Frederic Ouedraogo, PhD

Real income for private practice veterinarians is falling, most notably within the equine industry.

Frederic Ouedraogo, PhD, AVMA economist

AVMA economist Frederic Ouedraogo, PhD, spoke about how demographic trends within the veterinary profession are impacting veterinary incomes, which, he said, when adjusted for inflation, have been declining since 2010. "Every year income goes up, but when we account for the real value of the dollar, we see income was actually lower," said Dr. Ouedraogo, who is an assistant director of the AVMA Veterinary Economics Division.

In 2006, income across the private veterinary practice sector represented a normal distribution when accounting for age, according to Dr. Ouedraogo: A minority of new veterinarians earning much less than the mean, a minority of older veterinarians earning much more than the mean, and a large majority of mid-career veterinarians earning near the mean. Yet, 10 years later, the low-earning minority had become the majority, a phenomenon that is likely to skew the veterinary income distribution for the foreseeable future, he said.

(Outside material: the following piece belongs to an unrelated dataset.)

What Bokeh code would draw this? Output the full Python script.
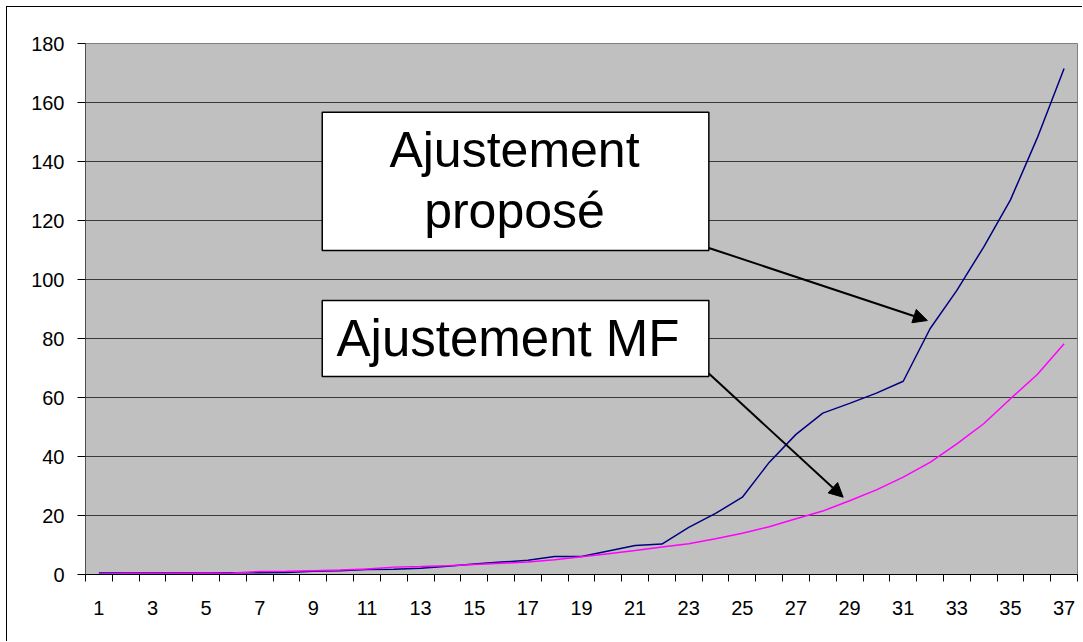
from bokeh.plotting import figure
from bokeh.layouts import column
from bokeh.models import (FixedTicker, BoxAnnotation, Label, Arrow, NormalHead, Range1d)
from bokeh.embed import file_html
from bokeh.resources import INLINE

categories = list(range(1, 38))
ajustement_propose = [0.5, 0.5, 0.5, 0.5, 0.5, 0.6, 0.6, 0.7, 1.1, 1.3, 1.7, 1.8, 2.1, 2.8, 3.6, 4.2, 4.8,
                      6.1, 6.1, 8.0, 9.8, 10.3, 16.0, 20.7, 26.2, 38.0, 47.5, 54.7, 58.0, 61.5, 65.5,
                      83.3, 96.3, 111.0, 127.0, 148.0, 171.5]
ajustement_mf = [0.2, 0.3, 0.3, 0.3, 0.4, 0.5, 1.0, 1.1, 1.3, 1.5, 1.9, 2.5, 2.7, 3.0, 3.4, 3.8, 4.2,
                 5.0, 6.0, 7.0, 8.1, 9.3, 10.4, 12.1, 14.0, 16.2, 18.9, 21.5, 25.0, 28.7, 33.0,
                 38.0, 44.3, 51.1, 59.6, 67.8, 78.2]
y_ticks = [0, 20, 40, 60, 80, 100, 120, 140, 160, 180]
x_tick_labels = [c for c in categories if c % 2 == 1]

FONT = "Liberation Sans"

p = figure(width=1076, height=635, output_backend="svg", toolbar_location=None,
           x_range=Range1d(0.5, len(categories) + 0.5), y_range=Range1d(0, 180),
           min_border_left=78, min_border_top=36, min_border_right=6, min_border_bottom=68,
           background_fill_color="#C0C0C0", border_fill_color="white")
p.styles = {"border-top": "1px solid black", "border-left": "1px solid black"}
p.outline_line_color = "#808080"
p.outline_line_width = 1

# axes
p.xaxis.ticker = FixedTicker(ticks=x_tick_labels,
                             minor_ticks=[c - 0.5 for c in categories] + [len(categories) + 0.5])
p.xaxis.major_tick_out = 0
p.xaxis.major_tick_in = 0
p.xaxis.minor_tick_out = 7
p.xaxis.minor_tick_in = 0
p.xaxis.minor_tick_line_color = "black"
p.xaxis.axis_line_color = "black"
p.xaxis.major_label_text_font = FONT
p.xaxis.major_label_text_font_size = "20px"
p.xaxis.major_label_text_color = "black"
p.xaxis.major_label_standoff = 19

p.yaxis.ticker = FixedTicker(ticks=y_ticks)
p.yaxis.major_tick_out = 8
p.yaxis.major_tick_in = 0
p.yaxis.minor_tick_out = 0
p.yaxis.minor_tick_in = 0
p.yaxis.major_tick_line_color = "black"
p.yaxis.axis_line_color = "#505050"
p.yaxis.major_label_text_font = FONT
p.yaxis.major_label_text_font_size = "20px"
p.yaxis.major_label_text_color = "black"
p.yaxis.major_label_standoff = 13

p.xgrid.grid_line_color = None
p.ygrid.grid_line_color = "#3a3a3a"
p.ygrid.grid_line_width = 1

# series
p.line(categories, ajustement_propose, line_color="#000080", line_width=1.5)
p.line(categories, ajustement_mf, line_color="#FF00FF", line_width=1.5)

# callout boxes
p.add_layout(BoxAnnotation(left=9.33, right=23.75, top=156.7, bottom=109.8,
                           fill_color="white", fill_alpha=1, line_color="black", line_alpha=1,
                           line_width=1.5))
p.add_layout(BoxAnnotation(left=9.33, right=23.75, top=92.9, bottom=67.1,
                           fill_color="white", fill_alpha=1, line_color="black", line_alpha=1,
                           line_width=1.5))
for txt, xx, yy, fs in [("Ajustement", 16.5, 143.9, "50px"), ("proposé", 16.5, 123.1, "50px"),
                        ("Ajustement MF", 16.26, 80.0, "51px")]:
    p.add_layout(Label(x=xx, y=yy, text=txt, text_align="center", text_baseline="alphabetic",
                       text_font=FONT, text_font_size=fs, text_color="black"))

# arrows
p.add_layout(Arrow(x_start=23.75, y_start=110.7, x_end=31.9, y_end=86.1, line_color="black", line_width=2,
                   end=NormalHead(size=14, fill_color="black", line_color="black")))
p.add_layout(Arrow(x_start=23.75, y_start=68.1, x_end=28.76, y_end=26.2, line_color="black", line_width=2,
                   end=NormalHead(size=14, fill_color="black", line_color="black")))

layout = column(p, styles={"padding-left": "6px", "padding-top": "6px"})

open("out.html", "w").write(file_html(layout, INLINE))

Veterinarians are likely to experience peak income—roughly $125,000 annually—by age 59, Dr. Ouedraogo said. Also, veterinarians who become practice owners soon after graduation earn more than those who become owners later in their career. "If you're not an owner after 10 years postgraduation, continue being a nonowner," he said. "Owners make money in the first years after graduation, and nonowners, they have low income initially, but after 30 years, their income is equal to owners'."

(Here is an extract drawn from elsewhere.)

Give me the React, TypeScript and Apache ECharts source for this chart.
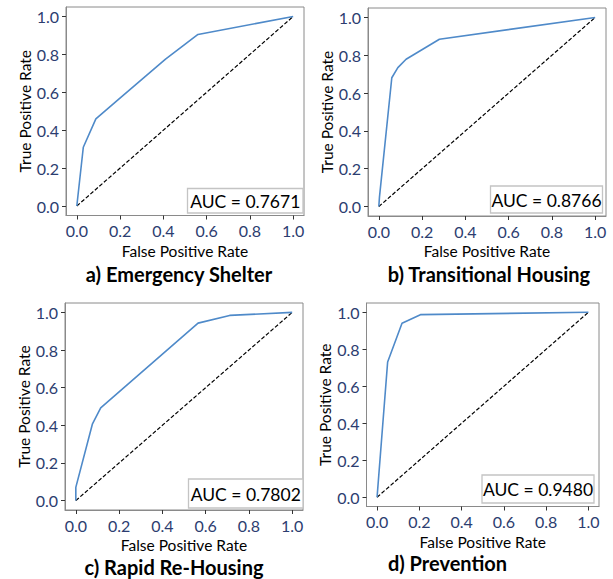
import React, { useEffect, useRef } from "react";
import * as echarts from "echarts";

const tickValues = [0, 0.2, 0.4, 0.6, 0.8, 1.0];
const diagonal = [[0, 0], [1, 1]];

const panelTitles = ["a) Emergency Shelter", "b) Transitional Housing", "c) Rapid Re-Housing", "d) Prevention"];
const aucLabels = ["AUC = 0.7671", "AUC = 0.8766", "AUC = 0.7802", "AUC = 0.9480"];

const rocShelter = [[0, 0], [0.03, 0.31], [0.088, 0.46], [0.19, 0.56], [0.41, 0.775], [0.56, 0.905], [1, 1]];
const rocTransitional = [[0, 0], [0.003, 0.05], [0.06, 0.681], [0.088, 0.735], [0.126, 0.779], [0.28, 0.885], [1, 1]];
const rocRapid = [[0, 0], [0, 0.07], [0.077, 0.408], [0.115, 0.493], [0.565, 0.943], [0.711, 0.984], [1, 1]];
const rocPrevention = [[0, 0], [0.05, 0.731], [0.118, 0.941], [0.205, 0.987], [1, 1]];

const rocSeries = [rocShelter, rocTransitional, rocRapid, rocPrevention];

const FONT = "Lato, 'Open Sans', sans-serif";
const LABEL_COLOR = "#2c3d70";
const FRAME_COLOR = "#8a8a8a";
const CURVE_COLOR = "#4f8ac9";

const grids = [
  { left: 66, top: 7, width: 238, height: 208.5 },
  { left: 368, top: 8, width: 238, height: 208 },
  { left: 65, top: 303, width: 238, height: 207 },
  { left: 366.5, top: 303, width: 232.5, height: 203.5 },
];

const boxes = [
  { x: 187.5, y: 188.5, w: 115.5, h: 24.5 },
  { x: 490.5, y: 186, w: 112, h: 27 },
  { x: 188.5, y: 479, w: 114.5, h: 29 },
  { x: 482, y: 475, w: 112, h: 28 },
];

const titlePos = [
  { x: 179, y: 274 },
  { x: 489, y: 274 },
  { x: 174, y: 567 },
  { x: 447.5, y: 563 },
];

export default function App() {
  const ref = useRef<HTMLDivElement>(null);
  useEffect(() => {
    if (!ref.current) return;
    const chart = echarts.init(ref.current, undefined, { renderer: "svg" });
    const fmt = (v: number) => Number(v).toFixed(1);
    const xAxis = grids.map((_, i) => ({
      type: "value",
      gridIndex: i,
      min: -0.05,
      max: 1.05,
      name: "False Positive Rate",
      nameLocation: "middle",
      nameGap: 27,
      nameTextStyle: { color: "#000", fontSize: 15.5, fontFamily: FONT },
      axisLine: { show: true, onZero: false, lineStyle: { color: FRAME_COLOR } },
      axisTick: { show: true, length: 4, customValues: tickValues, lineStyle: { color: "#333" } },
      axisLabel: { customValues: tickValues, formatter: fmt, color: LABEL_COLOR, fontSize: 16, fontFamily: FONT, margin: 7 },
      splitLine: { show: false },
    }));
    const yAxis = grids.map((_, i) => ({
      type: "value",
      gridIndex: i,
      min: -0.05,
      max: 1.05,
      name: "True Positive Rate",
      nameLocation: "middle",
      nameGap: 32,
      nameTextStyle: { color: "#000", fontSize: 15.5, fontFamily: FONT },
      axisLine: { show: true, onZero: false, lineStyle: { color: FRAME_COLOR } },
      axisTick: { show: true, length: 4, customValues: tickValues, lineStyle: { color: "#333" } },
      axisLabel: { customValues: tickValues, formatter: fmt, color: LABEL_COLOR, fontSize: 16, fontFamily: FONT, margin: 7 },
      splitLine: { show: false },
    }));
    const series: any[] = [];
    rocSeries.forEach((data, i) => {
      series.push({
        type: "line",
        xAxisIndex: i,
        yAxisIndex: i,
        data: diagonal,
        symbol: "none",
        lineStyle: { color: "#000", width: 1.2, type: [4, 2] },
        z: 2,
      });
      series.push({
        type: "line",
        xAxisIndex: i,
        yAxisIndex: i,
        data,
        symbol: "none",
        lineStyle: { color: CURVE_COLOR, width: 1.6 },
        z: 3,
      });
    });
    const graphic: any[] = [];
    boxes.forEach((b, i) => {
      graphic.push({
        type: "rect",
        z: 100,
        shape: { x: b.x, y: b.y, width: b.w, height: b.h },
        style: { fill: "#fff", stroke: "#c4c4c4", lineWidth: 1.3 },
      });
      graphic.push({
        type: "text",
        z: 101,
        x: b.x + b.w / 2,
        y: b.y + b.h / 2 + 0.5,
        style: {
          text: aucLabels[i],
          fill: "#000",
          font: `17.5px ${FONT}`,
          textAlign: "center",
          textVerticalAlign: "middle",
        },
      });
    });
    titlePos.forEach((p, i) => {
      graphic.push({
        type: "text",
        z: 100,
        x: p.x,
        y: p.y,
        style: {
          text: panelTitles[i],
          fill: "#000",
          font: `bold 20px ${FONT}`,
          textAlign: "center",
          textVerticalAlign: "middle",
        },
      });
    });
    chart.setOption({
      animation: false,
      backgroundColor: "#fff",
      grid: grids.map((g) => ({ ...g, show: true, borderColor: FRAME_COLOR, borderWidth: 1, backgroundColor: "transparent" })),
      xAxis,
      yAxis,
      series,
      graphic,
    });
    return () => chart.dispose();
  }, []);
  return <div ref={ref} style={{ position: "fixed", left: 0, top: 0, width: 613, height: 579 }} />;
}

Charlotte Hansen, a statistical analyst in the AVMA Veterinary Economics Division, discussed during her presentation the net present value of obtaining a veterinary degree versus a bachelor's degree, with net present value representing the present value of the costs and benefits associated with earning a degree.

"Female veterinarians (on average) earn $300,000 in today's dollars (over) their lifetime more than they would (have), had they stopped at a bachelor's degree, while men (on average) make less money with a DVM than if they had just taken a bachelor's degree," Hansen said. She explained that, from a purely economic perspective, the opportunity costs of earning a DVM degree are, on average, higher for men because men typically earn more with a bachelor's degree than women do. Thus, men are, on average, forgoing more income than women do during the four years they spend in veterinary school.

Starting salaries for male and female veterinarians continue to climb, with men earning roughly $2,500 more than women, according to Hansen.

Hansen said further investigation of veterinary unemployment revealed the current rate to be 0.5 percent, not 1.5 percent as previously thought. "Clearly, the low level of unemployment is an indicator of the vigor of the market," she observed. As for underemployment, Hansen said more than 3,000 full-time–equivalent veterinarians are needed to satisfy the work hour preferences reported by practitioners.

Among the more troubling findings from Hansen's research, increasing numbers of veterinarians are reporting low compassion satisfaction, defined as gratification drawn from work. Hypothesized explanations for these developments include high educational debt and declining real income, she explained.